• RECORDS SHOWN
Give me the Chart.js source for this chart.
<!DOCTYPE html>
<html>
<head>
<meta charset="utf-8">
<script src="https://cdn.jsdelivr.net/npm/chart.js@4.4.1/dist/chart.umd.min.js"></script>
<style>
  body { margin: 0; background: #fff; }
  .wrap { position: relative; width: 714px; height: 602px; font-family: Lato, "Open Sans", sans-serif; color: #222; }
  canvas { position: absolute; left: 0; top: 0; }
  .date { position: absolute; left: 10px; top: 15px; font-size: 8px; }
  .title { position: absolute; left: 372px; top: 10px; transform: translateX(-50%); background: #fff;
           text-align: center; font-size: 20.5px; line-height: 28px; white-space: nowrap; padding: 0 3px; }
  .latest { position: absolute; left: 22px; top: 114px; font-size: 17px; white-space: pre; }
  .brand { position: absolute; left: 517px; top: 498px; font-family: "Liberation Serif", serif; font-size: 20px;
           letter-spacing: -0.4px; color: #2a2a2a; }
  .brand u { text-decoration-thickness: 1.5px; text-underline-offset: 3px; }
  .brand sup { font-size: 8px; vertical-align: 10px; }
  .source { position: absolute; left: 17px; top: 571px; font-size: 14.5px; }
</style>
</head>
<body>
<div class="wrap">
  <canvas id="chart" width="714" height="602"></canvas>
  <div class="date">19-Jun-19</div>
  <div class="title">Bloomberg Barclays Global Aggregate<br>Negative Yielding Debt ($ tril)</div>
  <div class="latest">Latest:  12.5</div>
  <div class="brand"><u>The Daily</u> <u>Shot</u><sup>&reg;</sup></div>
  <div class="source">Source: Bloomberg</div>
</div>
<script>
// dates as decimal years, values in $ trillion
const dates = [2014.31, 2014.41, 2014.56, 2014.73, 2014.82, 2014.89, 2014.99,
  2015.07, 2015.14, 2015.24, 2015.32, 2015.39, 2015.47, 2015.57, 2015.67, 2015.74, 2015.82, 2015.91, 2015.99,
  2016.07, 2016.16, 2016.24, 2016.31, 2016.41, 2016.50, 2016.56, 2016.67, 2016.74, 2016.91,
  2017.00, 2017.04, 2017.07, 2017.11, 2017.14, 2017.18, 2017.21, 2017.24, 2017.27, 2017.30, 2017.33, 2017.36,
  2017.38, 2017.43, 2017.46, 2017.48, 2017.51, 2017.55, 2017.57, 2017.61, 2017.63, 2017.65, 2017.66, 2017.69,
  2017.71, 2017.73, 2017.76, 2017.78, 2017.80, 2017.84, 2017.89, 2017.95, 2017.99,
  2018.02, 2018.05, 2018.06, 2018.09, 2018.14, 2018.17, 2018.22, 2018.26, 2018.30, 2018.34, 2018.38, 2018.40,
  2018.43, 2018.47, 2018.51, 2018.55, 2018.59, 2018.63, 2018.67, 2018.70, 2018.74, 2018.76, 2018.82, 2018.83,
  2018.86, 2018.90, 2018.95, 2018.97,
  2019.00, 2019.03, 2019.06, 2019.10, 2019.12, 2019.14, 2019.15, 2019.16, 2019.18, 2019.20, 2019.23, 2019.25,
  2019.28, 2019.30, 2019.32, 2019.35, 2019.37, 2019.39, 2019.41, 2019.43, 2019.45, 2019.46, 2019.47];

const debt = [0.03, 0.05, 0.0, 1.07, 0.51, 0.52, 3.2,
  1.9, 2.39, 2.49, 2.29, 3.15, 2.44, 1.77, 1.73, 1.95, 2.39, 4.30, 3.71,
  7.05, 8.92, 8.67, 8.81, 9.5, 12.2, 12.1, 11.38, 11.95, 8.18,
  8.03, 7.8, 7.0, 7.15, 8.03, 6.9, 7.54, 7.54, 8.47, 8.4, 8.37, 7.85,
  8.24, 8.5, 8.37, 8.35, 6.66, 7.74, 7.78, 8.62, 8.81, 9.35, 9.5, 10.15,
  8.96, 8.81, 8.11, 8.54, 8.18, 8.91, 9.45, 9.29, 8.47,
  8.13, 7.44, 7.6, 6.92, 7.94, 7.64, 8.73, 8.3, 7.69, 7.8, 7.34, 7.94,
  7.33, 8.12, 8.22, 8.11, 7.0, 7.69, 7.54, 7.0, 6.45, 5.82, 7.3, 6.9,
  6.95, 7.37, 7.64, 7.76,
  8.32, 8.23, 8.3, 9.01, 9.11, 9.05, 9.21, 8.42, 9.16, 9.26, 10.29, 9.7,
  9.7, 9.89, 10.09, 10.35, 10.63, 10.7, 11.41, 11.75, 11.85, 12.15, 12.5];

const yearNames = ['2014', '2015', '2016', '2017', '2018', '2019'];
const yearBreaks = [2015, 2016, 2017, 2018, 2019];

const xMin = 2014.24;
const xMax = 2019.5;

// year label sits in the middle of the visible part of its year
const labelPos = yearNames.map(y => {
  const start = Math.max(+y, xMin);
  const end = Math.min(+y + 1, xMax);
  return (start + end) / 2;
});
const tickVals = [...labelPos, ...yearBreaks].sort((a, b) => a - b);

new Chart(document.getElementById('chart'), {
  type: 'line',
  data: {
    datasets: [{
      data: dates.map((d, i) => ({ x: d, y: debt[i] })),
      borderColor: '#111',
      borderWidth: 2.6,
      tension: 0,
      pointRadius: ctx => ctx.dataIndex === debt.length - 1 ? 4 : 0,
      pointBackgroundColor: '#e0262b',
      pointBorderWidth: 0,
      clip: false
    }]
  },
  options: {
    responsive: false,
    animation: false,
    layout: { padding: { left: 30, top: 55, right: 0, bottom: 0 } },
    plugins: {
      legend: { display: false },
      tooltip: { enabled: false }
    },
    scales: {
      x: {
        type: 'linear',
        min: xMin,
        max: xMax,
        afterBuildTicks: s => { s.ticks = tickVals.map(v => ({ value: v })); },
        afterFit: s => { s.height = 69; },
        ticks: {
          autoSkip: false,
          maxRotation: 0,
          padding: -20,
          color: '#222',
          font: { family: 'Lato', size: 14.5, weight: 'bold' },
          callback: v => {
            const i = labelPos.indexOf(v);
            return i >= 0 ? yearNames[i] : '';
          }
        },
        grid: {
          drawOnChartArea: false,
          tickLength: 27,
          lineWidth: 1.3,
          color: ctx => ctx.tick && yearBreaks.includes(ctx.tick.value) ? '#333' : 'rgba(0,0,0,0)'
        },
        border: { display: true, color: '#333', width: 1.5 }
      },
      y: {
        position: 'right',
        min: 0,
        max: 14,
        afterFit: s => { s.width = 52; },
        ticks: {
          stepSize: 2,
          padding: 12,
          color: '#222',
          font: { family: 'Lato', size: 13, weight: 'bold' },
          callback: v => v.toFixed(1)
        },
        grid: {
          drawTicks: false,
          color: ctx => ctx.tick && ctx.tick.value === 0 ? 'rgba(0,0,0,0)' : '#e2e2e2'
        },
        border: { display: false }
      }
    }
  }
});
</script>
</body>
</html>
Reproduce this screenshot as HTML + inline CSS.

• TASK DIRECTIONS
Print all of the entries exactly as they appear.

• FINISHED TASK
Give me the Chart.js source for this chart.
<!DOCTYPE html>
<html>
<head>
<meta charset="utf-8">
<script src="https://cdn.jsdelivr.net/npm/chart.js@4.4.1/dist/chart.umd.min.js"></script>
<style>
  body { margin: 0; background: #fff; }
  .wrap { position: relative; width: 714px; height: 602px; font-family: Lato, "Open Sans", sans-serif; color: #222; }
  canvas { position: absolute; left: 0; top: 0; }
  .date { position: absolute; left: 10px; top: 15px; font-size: 8px; }
  .title { position: absolute; left: 372px; top: 10px; transform: translateX(-50%); background: #fff;
           text-align: center; font-size: 20.5px; line-height: 28px; white-space: nowrap; padding: 0 3px; }
  .latest { position: absolute; left: 22px; top: 114px; font-size: 17px; white-space: pre; }
  .brand { position: absolute; left: 517px; top: 498px; font-family: "Liberation Serif", serif; font-size: 20px;
           letter-spacing: -0.4px; color: #2a2a2a; }
  .brand u { text-decoration-thickness: 1.5px; text-underline-offset: 3px; }
  .brand sup { font-size: 8px; vertical-align: 10px; }
  .source { position: absolute; left: 17px; top: 571px; font-size: 14.5px; }
</style>
</head>
<body>
<div class="wrap">
  <canvas id="chart" width="714" height="602"></canvas>
  <div class="date">19-Jun-19</div>
  <div class="title">Bloomberg Barclays Global Aggregate<br>Negative Yielding Debt ($ tril)</div>
  <div class="latest">Latest:  12.5</div>
  <div class="brand"><u>The Daily</u> <u>Shot</u><sup>&reg;</sup></div>
  <div class="source">Source: Bloomberg</div>
</div>
<script>
// dates as decimal years, values in $ trillion
const dates = [2014.31, 2014.41, 2014.56, 2014.73, 2014.82, 2014.89, 2014.99,
  2015.07, 2015.14, 2015.24, 2015.32, 2015.39, 2015.47, 2015.57, 2015.67, 2015.74, 2015.82, 2015.91, 2015.99,
  2016.07, 2016.16, 2016.24, 2016.31, 2016.41, 2016.50, 2016.56, 2016.67, 2016.74, 2016.91,
  2017.00, 2017.04, 2017.07, 2017.11, 2017.14, 2017.18, 2017.21, 2017.24, 2017.27, 2017.30, 2017.33, 2017.36,
  2017.38, 2017.43, 2017.46, 2017.48, 2017.51, 2017.55, 2017.57, 2017.61, 2017.63, 2017.65, 2017.66, 2017.69,
  2017.71, 2017.73, 2017.76, 2017.78, 2017.80, 2017.84, 2017.89, 2017.95, 2017.99,
  2018.02, 2018.05, 2018.06, 2018.09, 2018.14, 2018.17, 2018.22, 2018.26, 2018.30, 2018.34, 2018.38, 2018.40,
  2018.43, 2018.47, 2018.51, 2018.55, 2018.59, 2018.63, 2018.67, 2018.70, 2018.74, 2018.76, 2018.82, 2018.83,
  2018.86, 2018.90, 2018.95, 2018.97,
  2019.00, 2019.03, 2019.06, 2019.10, 2019.12, 2019.14, 2019.15, 2019.16, 2019.18, 2019.20, 2019.23, 2019.25,
  2019.28, 2019.30, 2019.32, 2019.35, 2019.37, 2019.39, 2019.41, 2019.43, 2019.45, 2019.46, 2019.47];

const debt = [0.03, 0.05, 0.0, 1.07, 0.51, 0.52, 3.2,
  1.9, 2.39, 2.49, 2.29, 3.15, 2.44, 1.77, 1.73, 1.95, 2.39, 4.30, 3.71,
  7.05, 8.92, 8.67, 8.81, 9.5, 12.2, 12.1, 11.38, 11.95, 8.18,
  8.03, 7.8, 7.0, 7.15, 8.03, 6.9, 7.54, 7.54, 8.47, 8.4, 8.37, 7.85,
  8.24, 8.5, 8.37, 8.35, 6.66, 7.74, 7.78, 8.62, 8.81, 9.35, 9.5, 10.15,
  8.96, 8.81, 8.11, 8.54, 8.18, 8.91, 9.45, 9.29, 8.47,
  8.13, 7.44, 7.6, 6.92, 7.94, 7.64, 8.73, 8.3, 7.69, 7.8, 7.34, 7.94,
  7.33, 8.12, 8.22, 8.11, 7.0, 7.69, 7.54, 7.0, 6.45, 5.82, 7.3, 6.9,
  6.95, 7.37, 7.64, 7.76,
  8.32, 8.23, 8.3, 9.01, 9.11, 9.05, 9.21, 8.42, 9.16, 9.26, 10.29, 9.7,
  9.7, 9.89, 10.09, 10.35, 10.63, 10.7, 11.41, 11.75, 11.85, 12.15, 12.5];

const yearNames = ['2014', '2015', '2016', '2017', '2018', '2019'];
const yearBreaks = [2015, 2016, 2017, 2018, 2019];

const xMin = 2014.24;
const xMax = 2019.5;

// year label sits in the middle of the visible part of its year
const labelPos = yearNames.map(y => {
  const start = Math.max(+y, xMin);
  const end = Math.min(+y + 1, xMax);
  return (start + end) / 2;
});
const tickVals = [...labelPos, ...yearBreaks].sort((a, b) => a - b);

new Chart(document.getElementById('chart'), {
  type: 'line',
  data: {
    datasets: [{
      data: dates.map((d, i) => ({ x: d, y: debt[i] })),
      borderColor: '#111',
      borderWidth: 2.6,
      tension: 0,
      pointRadius: ctx => ctx.dataIndex === debt.length - 1 ? 4 : 0,
      pointBackgroundColor: '#e0262b',
      pointBorderWidth: 0,
      clip: false
    }]
  },
  options: {
    responsive: false,
    animation: false,
    layout: { padding: { left: 30, top: 55, right: 0, bottom: 0 } },
    plugins: {
      legend: { display: false },
      tooltip: { enabled: false }
    },
    scales: {
      x: {
        type: 'linear',
        min: xMin,
        max: xMax,
        afterBuildTicks: s => { s.ticks = tickVals.map(v => ({ value: v })); },
        afterFit: s => { s.height = 69; },
        ticks: {
          autoSkip: false,
          maxRotation: 0,
          padding: -20,
          color: '#222',
          font: { family: 'Lato', size: 14.5, weight: 'bold' },
          callback: v => {
            const i = labelPos.indexOf(v);
            return i >= 0 ? yearNames[i] : '';
          }
        },
        grid: {
          drawOnChartArea: false,
          tickLength: 27,
          lineWidth: 1.3,
          color: ctx => ctx.tick && yearBreaks.includes(ctx.tick.value) ? '#333' : 'rgba(0,0,0,0)'
        },
        border: { display: true, color: '#333', width: 1.5 }
      },
      y: {
        position: 'right',
        min: 0,
        max: 14,
        afterFit: s => { s.width = 52; },
        ticks: {
          stepSize: 2,
          padding: 12,
          color: '#222',
          font: { family: 'Lato', size: 13, weight: 'bold' },
          callback: v => v.toFixed(1)
        },
        grid: {
          drawTicks: false,
          color: ctx => ctx.tick && ctx.tick.value === 0 ? 'rgba(0,0,0,0)' : '#e2e2e2'
        },
        border: { display: false }
      }
    }
  }
});
</script>
</body>
</html>
Reproduce this screenshot as HTML + inline CSS.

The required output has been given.